Co na to spółdzielnia w Siedlcach?
Skontaktowaliśmy się ze spółdzielnią w Siedlcach, aby zweryfikować i dowiedzieć się więcej na temat zaistniałej sytuacji z fotowoltaiką balkonową w roli głównej. Przedstawiciel spółdzielni przekazał nam telefonicznie, że właściciel dostał odpowiedź negatywną już w dniu składania podania. Pomimo tego odmowa nie została spisana w formie papierowej. Jakie były zatem powody odrzucenia wniosku, o których wspomina spółdzielnia?

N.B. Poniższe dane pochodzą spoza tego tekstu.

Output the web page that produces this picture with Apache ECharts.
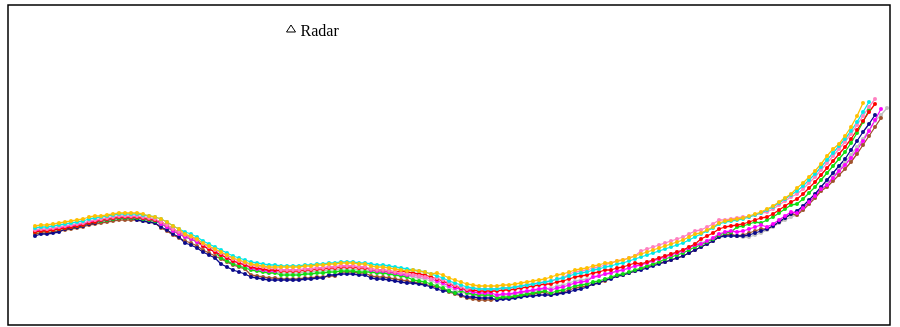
<!DOCTYPE html>
<html>
<head>
<meta charset="utf-8">
<script src="https://cdn.jsdelivr.net/npm/echarts@6/dist/echarts.min.js"></script>
<style>
  html, body { margin: 0; padding: 0; background: #fff; }
  #chart { width: 900px; height: 327px; }
</style>
</head>
<body>
<div id="chart"></div>
<script>
// Sample profiles, one value per step along the track
const gold = [99,100,100,101,102,103,104,105,106,108,109,
  109,110,111,112,112,112,112,111,
  109,108,106,103,99,96,
  91,89,86,82,79,76,73,70,67,65,63,61,60,59,58,58,
  58,58,58,58,59,59,60,60,61,61,62,62,62,61,61,
  59,58,58,57,56,55,54,
  55,54,53,51,
  52,50,47,45,43,41,40,39,39,39,39,40,40,41,42,43,44,45,46,
  48,50,51,53,55,56,57,59,60,62,
  62,64,65,67,69,71,73,75,77,79,81,83,85,88,91,
  92,95,98,102,104,105,106,107,109,111,113,116,119,123,127,131,
  137,142,148,154,161,
  169,176,181,189,198,209,222];

const cyan = [97,98,98,99,100,101,102,103,104,106,107,108,109,110,111,111,111,111,110,109,
  108,106,103,99,96,93,91,88,84,81,78,75,72,69,67,65,63,62,61,60,
  60,59,59,59,59,60,60,61,61,62,62,63,63,63,62,62,61,60,60,59,
  58,57,56,55,54,53,51,49,47,44,42,40,38,37,36,36,36,36,37,37,
  38,39,40,41,42,43,44,46,47,49,51,52,53,55,56,58,59,61,62,64,
  66,68,70,72,74,76,78,80,82,85,88,91,94,97,101,103,104,105,106,108,
  110,112,115,118,122,126,130,134,139,145,151,158,165,172,179,186,194,203,213,223];

const pink = [95,96,96,97,98,99,100,101,102,104,105,
  106,107,108,109,109,109,109,108,107,106,
  103,100,96,93,90,88,85,81,78,75,72,69,66,64,62,60,59,58,57,57,
  55,55,55,55,56,56,57,57,58,58,59,59,59,58,58,
  56,55,55,54,53,52,51,50,49,48,46,
  47,45,42,40,38,36,
  37,36,36,36,36,37,37,38,39,40,41,42,43,44,46,47,
  51,53,54,55,57,58,60,
  62,64,65,67,69,
  74,76,78,80,82,84,86,88,91,94,
  95,98,101,105,
  105,106,107,108,
  108,110,112,
  113,116,120,124,128,
  131,136,142,148,155,162,169,176,
  183,191,200,209,218,226];

const red = [93,94,94,95,96,97,98,99,100,102,103,
  105,106,107,108,108,108,108,107,106,105,103,100,96,93,90,88,85,
  79,76,73,70,67,64,62,60,58,57,56,55,55,54,54,54,54,55,55,56,
  56,57,57,58,58,58,57,57,56,55,55,54,53,
  54,53,52,51,50,48,46,44,41,39,37,35,
  35,34,34,34,34,35,35,36,37,38,39,40,41,
  41,43,44,46,48,49,50,52,53,55,
  55,57,58,60,62,
  61,63,65,67,69,71,73,75,78,81,
  86,89,92,96,98,99,100,101,103,105,107,
  108,111,115,119,123,
  126,131,137,143,150,157,164,171,
  178,186,195,204,213,221];

const magenta = [94,95,95,96,97,98,99,100,101,103,104,105,106,107,108,108,108,108,107,106,105,
  101,98,94,91,88,86,83,79,76,73,70,67,64,62,60,
  57,56,55,54,54,
  55,55,55,55,56,56,57,57,58,58,59,59,59,58,58,
  55,54,54,53,52,51,50,
  50,49,48,46,44,42,39,37,
  36,34,33,32,32,32,
  30,31,31,32,33,34,35,36,37,
  35,37,38,40,42,43,44,
  48,49,51,52,54,55,57,59,
  60,62,64,66,68,70,72,74,77,80,
  81,84,87,91,93,94,
  93,94,96,98,100,
  98,101,105,109,113,
  112,117,123,129,136,
  140,147,154,
  160,167,175,184,194,205,216];

const green = [93,94,94,95,96,97,98,99,100,102,103,104,105,106,107,107,107,107,106,105,104,
  101,98,94,91,88,86,83,79,76,73,
  67,64,61,59,57,55,54,53,52,52,
  50,50,50,50,51,51,52,52,53,53,54,54,54,53,53,
  53,52,52,51,50,49,48,
  45,44,43,41,39,37,34,32,
  34,32,31,30,30,30,
  27,28,28,29,30,31,32,33,34,
  32,34,35,37,39,40,41,43,44,46,
  48,50,51,53,55,57,59,61,63,
  66,68,70,72,75,78,
  80,83,86,90,92,93,
  98,99,101,103,
  102,105,108,112,116,120,
  121,126,132,138,145,152,159,166,
  173,182,192,203,215];

const brown = [91,92,92,93,94,95,96,97,98,100,101,102,103,104,105,105,105,105,104,103,102,
  97,94,90,87,84,82,79,75,72,69,66,63,60,58,56,
  50,49,48,47,47,46,46,46,46,47,47,48,48,49,49,
  53,53,53,52,52,
  49,48,48,47,46,45,44,43,42,41,39,
  38,36,33,31,29,27,26,25,25,25,
  26,27,27,28,29,30,31,32,33,
  30,32,33,35,37,38,39,41,42,44,
  47,49,50,52,54,56,58,60,62,
  63,65,67,69,72,75,78,81,84,88,90,91,
  89,90,92,94,96,
  96,99,103,107,111,
  110,115,121,127,134,
  138,144,150,
  156,163,171,180,189,198,207];

const navy = [89,
  91,91,92,93,
  96,97,98,99,101,102,
  104,105,106,107,107,107,
  105,104,103,102,
  98,95,91,88,
  82,80,77,73,70,67,
  61,58,55,53,51,
  48,47,46,45,45,
  45,45,45,45,46,46,47,47,
  50,50,51,51,51,50,50,
  47,46,46,45,44,43,42,
  42,41,40,38,36,34,
  34,32,30,28,
  28,27,27,27,
  25,26,26,27,28,29,29,30,30,
  30,31,32,33,35,36,38,41,42,45,46,49,50,52,54,
  55,57,59,61,63,65,67,69,72,75,78,81,84,
  88,89,89,89,89,90,92,94,
  96,99,103,107,111,
  114,119,125,131,138,145,152,159,
  166,175,184,193,201,210];

const silver = [94,95,95,96,97,98,99,100,101,103,104,105,106,107,108,108,108,108,107,106,
  105,103,100,96,93,90,88,85,81,78,75,
  68,65,62,60,58,56,55,54,53,53,
  52,52,52,52,53,53,54,54,55,55,
  56,56,56,55,55,54,53,53,52,51,
  50,49,48,47,46,44,42,40,37,35,
  33,31,30,29,29,29,29,30,30,31,
  32,33,34,35,36,37,39,40,42,44,
  45,46,48,49,51,52,54,55,57,59,
  61,63,65,67,69,71,73,75,78,81,
  82,84,86,89,90,90,
  89,88,88,90,92,95,98,102,105,108,
  110,115,121,127,134,141,148,155,
  163,170,178,186,195,204,210,217];

// Draw order: first entry sits at the bottom
const profiles = [
  { name: 'silver',  color: '#c0c0c0', values: silver },
  { name: 'brown',   color: '#a0522d', values: brown },
  { name: 'navy',    color: '#0a0a8c', values: navy },
  { name: 'green',   color: '#11dd11', values: green },
  { name: 'magenta', color: '#ff00ff', values: magenta },
  { name: 'red',     color: '#ff0000', values: red },
  { name: 'pink',    color: '#ff80c0', values: pink },
  { name: 'cyan',    color: '#00e8e8', values: cyan },
  { name: 'gold',    color: '#ffc000', values: gold }
];

const legendName = 'Radar';

const chart = echarts.init(document.getElementById('chart'), null, { renderer: 'canvas' });

const series = profiles.map(p => ({
  name: p.name,
  type: 'line',
  data: p.values.map((v, i) => [i, v]),
  symbol: 'circle',
  symbolSize: 4,
  showAllSymbol: true,
  lineStyle: { width: 1.3, color: p.color },
  itemStyle: { color: p.color },
  emphasis: { disabled: true },
  z: 2
}));

series.push({
  name: legendName,
  type: 'line',
  data: [],
  symbol: 'triangle',
  itemStyle: { color: '#fff', borderColor: '#000', borderWidth: 1 }
});

chart.setOption({
  animation: false,
  backgroundColor: '#fff',
  grid: {
    left: 8, right: 10, top: 5, bottom: 2,
    show: true,
    borderColor: '#000',
    borderWidth: 1.5,
    backgroundColor: 'transparent'
  },
  legend: {
    data: [{
      name: legendName,
      icon: 'triangle',
      itemStyle: { color: '#fff', borderColor: '#000', borderWidth: 1 }
    }],
    left: 286,
    top: 24,
    padding: 0,
    itemWidth: 9,
    itemHeight: 7,
    selectedMode: false,
    formatter: '{t|{name}}',
    textStyle: {
      fontFamily: 'Liberation Serif',
      fontSize: 16,
      color: '#000',
      rich: {
        t: {
          fontFamily: 'Liberation Serif',
          fontSize: 16,
          color: '#000',
          padding: [7, 0, 0, 0]
        }
      }
    }
  },
  xAxis: {
    type: 'value',
    min: -4.5,
    max: 142.5,
    show: false
  },
  yAxis: {
    type: 'value',
    min: 0,
    max: 320,
    show: false
  },
  series: series
});
</script>
</body>
</html>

Przede wszystkim wspomniany wcześniej brak jasności przepisów, ale też brak przedstawienia zgody ponad połowy pozostałych mieszkańców budynku. Przedstawiciel spółdzielni przekazał nam, że to nie byłoby w porządku podejmować taką decyzję, jeżeli inni mieszkańcy by o tym nie wiedzieli. Co więcej, gdyby pozostali lokatorzy montowali kolejne instalacje fotowoltaiczne, to pojawiłyby się trudności z przekazaniem energii elektrycznej do sieci. Spółdzielnie muszą interweniować w sytuacjach, gdy dochodzi do samowoli, a także dbać o to, aby każdy z mieszkańców miał takie same prawa. Spółdzielnia potwierdziła, że teraz jedynym wyjściem jest demontaż instalacji.
Apel do spółdzielni i mieszkańców
To jest tylko jeden skrajny przykład, gdzie brak współpracy i komunikacji skończył się sprawą w sądzie. Apelujemy do wszystkich spółdzielni o większą wyrozumiałość, rozpatrywanie wniosków i rzetelny dialog z mieszkańcami. Dzięki temu instalacje prosumenckie w budynkach wielorodzinnych będą mogły się rozwijać. Również zwracamy się do mieszkańców, aby wszelkie tego typu inwestycje realizowali zgodnie z prawem.